Anatoly Begas, ADRA’s country director for Ukraine, said the $8 million in food assistance had been directed at the most vulnerable members of society: large families, single parents, disabled children, pregnant women, the elderly, and people with chronic illnesses.

“We work with various international organizations including the World Food Program, with whom we helped more than 100,000 people in 2015,” Begas said at a year-end news conference in Kiev, the Ukrainian news agency Unian reported (in Russian).

Among ADRA’s other partners in Ukraine are UNICEF and the German Foreign Ministry.

Giancarlo Stopponi, the head of the UN World Food Program in Ukraine, said the program not only assisted some of the estimated 1.3 million people who faced a food crisis during the conflict but also supported the Ukrainian economy. Stopponi, speaking beside Begas, said the program uses money from donor countries to buy locally produced food.

More than 350,000 people have received food assistance since the agency started its work in eastern Ukraine in August 2014, he said.

But the UN and ADRA only distribute food in areas controlled by the Ukrainian authorities, Stopponi added. The separatists have not authorized the relief agencies to work in their territories.

ADRA has been assisting displaced people since the conflict erupted in eastern Ukraine, and its relief work has gone far beyond the distribution of food last year.
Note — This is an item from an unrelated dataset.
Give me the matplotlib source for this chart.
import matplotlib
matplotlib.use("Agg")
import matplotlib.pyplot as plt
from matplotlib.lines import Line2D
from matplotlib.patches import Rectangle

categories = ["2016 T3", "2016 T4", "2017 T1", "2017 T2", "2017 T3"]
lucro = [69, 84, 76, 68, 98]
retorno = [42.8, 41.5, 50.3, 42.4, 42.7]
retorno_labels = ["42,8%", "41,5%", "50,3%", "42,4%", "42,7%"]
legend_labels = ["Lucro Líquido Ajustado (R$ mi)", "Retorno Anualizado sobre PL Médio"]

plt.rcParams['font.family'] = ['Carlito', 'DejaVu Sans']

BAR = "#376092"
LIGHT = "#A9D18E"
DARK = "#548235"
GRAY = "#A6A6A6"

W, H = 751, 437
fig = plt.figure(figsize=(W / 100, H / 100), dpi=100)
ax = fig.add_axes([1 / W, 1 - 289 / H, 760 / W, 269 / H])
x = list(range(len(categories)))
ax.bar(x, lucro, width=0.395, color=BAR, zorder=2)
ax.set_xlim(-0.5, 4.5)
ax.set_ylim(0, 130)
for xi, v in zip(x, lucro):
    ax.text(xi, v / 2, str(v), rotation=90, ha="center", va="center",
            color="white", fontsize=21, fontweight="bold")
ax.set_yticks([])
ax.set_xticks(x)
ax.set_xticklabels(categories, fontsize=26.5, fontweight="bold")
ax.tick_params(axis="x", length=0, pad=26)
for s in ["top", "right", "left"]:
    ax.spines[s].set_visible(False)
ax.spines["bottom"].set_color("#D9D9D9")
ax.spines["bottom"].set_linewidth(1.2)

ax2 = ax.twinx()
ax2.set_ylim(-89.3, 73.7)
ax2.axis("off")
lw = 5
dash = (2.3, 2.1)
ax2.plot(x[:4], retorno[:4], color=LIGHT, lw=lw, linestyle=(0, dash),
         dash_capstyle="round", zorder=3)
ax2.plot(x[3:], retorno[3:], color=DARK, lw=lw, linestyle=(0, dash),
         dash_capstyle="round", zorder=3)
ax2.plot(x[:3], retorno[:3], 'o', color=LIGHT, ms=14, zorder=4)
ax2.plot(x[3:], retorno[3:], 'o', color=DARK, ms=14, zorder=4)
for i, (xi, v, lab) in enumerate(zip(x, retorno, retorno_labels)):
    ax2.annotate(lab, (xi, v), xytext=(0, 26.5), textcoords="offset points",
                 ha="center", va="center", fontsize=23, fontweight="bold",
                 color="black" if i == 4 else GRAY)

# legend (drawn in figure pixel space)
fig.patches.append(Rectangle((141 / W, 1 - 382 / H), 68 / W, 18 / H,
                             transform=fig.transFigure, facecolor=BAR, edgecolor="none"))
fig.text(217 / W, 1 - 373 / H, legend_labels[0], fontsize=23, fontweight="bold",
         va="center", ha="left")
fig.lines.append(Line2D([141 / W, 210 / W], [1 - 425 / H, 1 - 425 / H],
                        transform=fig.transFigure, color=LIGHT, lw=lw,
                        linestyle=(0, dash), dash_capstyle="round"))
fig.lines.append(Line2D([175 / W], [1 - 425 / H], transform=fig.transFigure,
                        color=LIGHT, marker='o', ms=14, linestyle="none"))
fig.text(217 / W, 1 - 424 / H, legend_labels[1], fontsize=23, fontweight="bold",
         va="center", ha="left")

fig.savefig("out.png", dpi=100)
Under a home-rebuilding program, more than 1,000 families were able to move back into their shell-damaged homes after ADRA helped carry out repairs, said Artyom Dikhtyaruk, programs director for ADRA in Ukraine.

A mother picking up a personal hygienic kit with baby items at an ADRA distribution center.
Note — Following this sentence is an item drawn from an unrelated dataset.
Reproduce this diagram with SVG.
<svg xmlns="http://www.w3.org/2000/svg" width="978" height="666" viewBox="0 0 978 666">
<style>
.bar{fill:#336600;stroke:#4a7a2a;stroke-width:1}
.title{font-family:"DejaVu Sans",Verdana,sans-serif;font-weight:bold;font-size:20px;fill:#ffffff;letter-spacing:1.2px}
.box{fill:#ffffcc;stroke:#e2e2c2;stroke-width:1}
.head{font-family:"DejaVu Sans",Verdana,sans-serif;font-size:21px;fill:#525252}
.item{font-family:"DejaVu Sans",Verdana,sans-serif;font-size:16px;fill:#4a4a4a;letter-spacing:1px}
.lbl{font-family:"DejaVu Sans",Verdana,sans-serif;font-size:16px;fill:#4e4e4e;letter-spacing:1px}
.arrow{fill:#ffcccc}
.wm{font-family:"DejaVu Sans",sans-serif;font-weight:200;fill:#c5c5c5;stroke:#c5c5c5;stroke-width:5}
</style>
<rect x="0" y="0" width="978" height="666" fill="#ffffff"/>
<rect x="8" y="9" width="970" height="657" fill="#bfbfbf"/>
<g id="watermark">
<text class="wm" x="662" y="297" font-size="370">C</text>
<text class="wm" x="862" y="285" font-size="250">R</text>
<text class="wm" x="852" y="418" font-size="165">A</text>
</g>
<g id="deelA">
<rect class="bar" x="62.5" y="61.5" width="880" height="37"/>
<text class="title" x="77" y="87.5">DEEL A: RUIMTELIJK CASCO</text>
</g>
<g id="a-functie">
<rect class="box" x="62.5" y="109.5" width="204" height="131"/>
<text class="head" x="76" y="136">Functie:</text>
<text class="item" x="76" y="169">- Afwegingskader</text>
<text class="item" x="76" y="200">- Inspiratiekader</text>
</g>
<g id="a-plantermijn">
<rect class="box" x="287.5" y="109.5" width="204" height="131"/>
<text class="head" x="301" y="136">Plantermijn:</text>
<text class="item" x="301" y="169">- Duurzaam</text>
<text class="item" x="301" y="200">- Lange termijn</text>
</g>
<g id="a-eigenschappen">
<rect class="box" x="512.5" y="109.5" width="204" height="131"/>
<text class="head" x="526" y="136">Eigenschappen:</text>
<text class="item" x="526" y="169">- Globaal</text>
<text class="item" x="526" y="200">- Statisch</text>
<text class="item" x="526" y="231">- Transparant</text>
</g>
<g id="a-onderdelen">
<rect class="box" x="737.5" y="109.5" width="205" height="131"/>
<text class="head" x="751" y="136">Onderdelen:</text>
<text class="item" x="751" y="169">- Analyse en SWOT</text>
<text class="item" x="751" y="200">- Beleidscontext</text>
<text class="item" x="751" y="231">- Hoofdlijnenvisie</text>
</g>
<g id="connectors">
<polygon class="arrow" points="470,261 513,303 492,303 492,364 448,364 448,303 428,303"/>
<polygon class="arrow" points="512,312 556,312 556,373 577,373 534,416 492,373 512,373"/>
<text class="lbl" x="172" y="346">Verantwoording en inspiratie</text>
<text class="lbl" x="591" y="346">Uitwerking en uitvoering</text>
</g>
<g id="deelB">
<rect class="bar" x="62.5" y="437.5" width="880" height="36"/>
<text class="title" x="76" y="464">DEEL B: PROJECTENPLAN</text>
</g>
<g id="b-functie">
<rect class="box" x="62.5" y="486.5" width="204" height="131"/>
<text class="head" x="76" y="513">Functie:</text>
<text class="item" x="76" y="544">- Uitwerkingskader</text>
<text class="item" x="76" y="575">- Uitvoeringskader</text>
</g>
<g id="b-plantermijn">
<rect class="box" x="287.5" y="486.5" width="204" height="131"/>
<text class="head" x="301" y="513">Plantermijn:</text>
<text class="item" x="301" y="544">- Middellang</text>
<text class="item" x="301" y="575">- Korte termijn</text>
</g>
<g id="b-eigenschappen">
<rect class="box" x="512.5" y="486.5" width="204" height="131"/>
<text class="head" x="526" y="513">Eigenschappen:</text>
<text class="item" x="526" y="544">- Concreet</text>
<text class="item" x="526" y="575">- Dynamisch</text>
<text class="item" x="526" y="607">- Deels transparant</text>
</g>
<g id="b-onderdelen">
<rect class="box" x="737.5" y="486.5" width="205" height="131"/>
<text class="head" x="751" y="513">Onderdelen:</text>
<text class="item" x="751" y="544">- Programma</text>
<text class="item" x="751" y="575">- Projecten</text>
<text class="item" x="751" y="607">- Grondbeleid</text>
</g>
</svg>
In addition, ADRA set up 20 water-filter stations in churches and other sites as part of a project that received funding from May to November 2015. During that time, 6,000 people received 112,500 liters of drinking water.

“It should be noted that the water-filter stations continue to operate and provide water to those who need it,” the Adventist Church in Ukraine said in a statement (in Russian) last weekend.

The project, formed in partnership with ADRA’s German office and with 330,000 euros in funding from the German Foreign Ministry, also saw ADRA distribute 10,500 personal hygiene kits to 8,000 families and provide psychosocial assistance to 3,480 people.

In early 2015, ADRA worked with UNICEF to distribute 68,000 six-liter bottles of water.

A 2015 truce has ended heavy fighting in eastern Ukraine, but many of the 1.5 million people that UN says were displaced by the conflict remain homeless or living in poor conditions. The UN estimates that the conflict left 5 million people, including 1.7 million children, in need of humanitarian aid.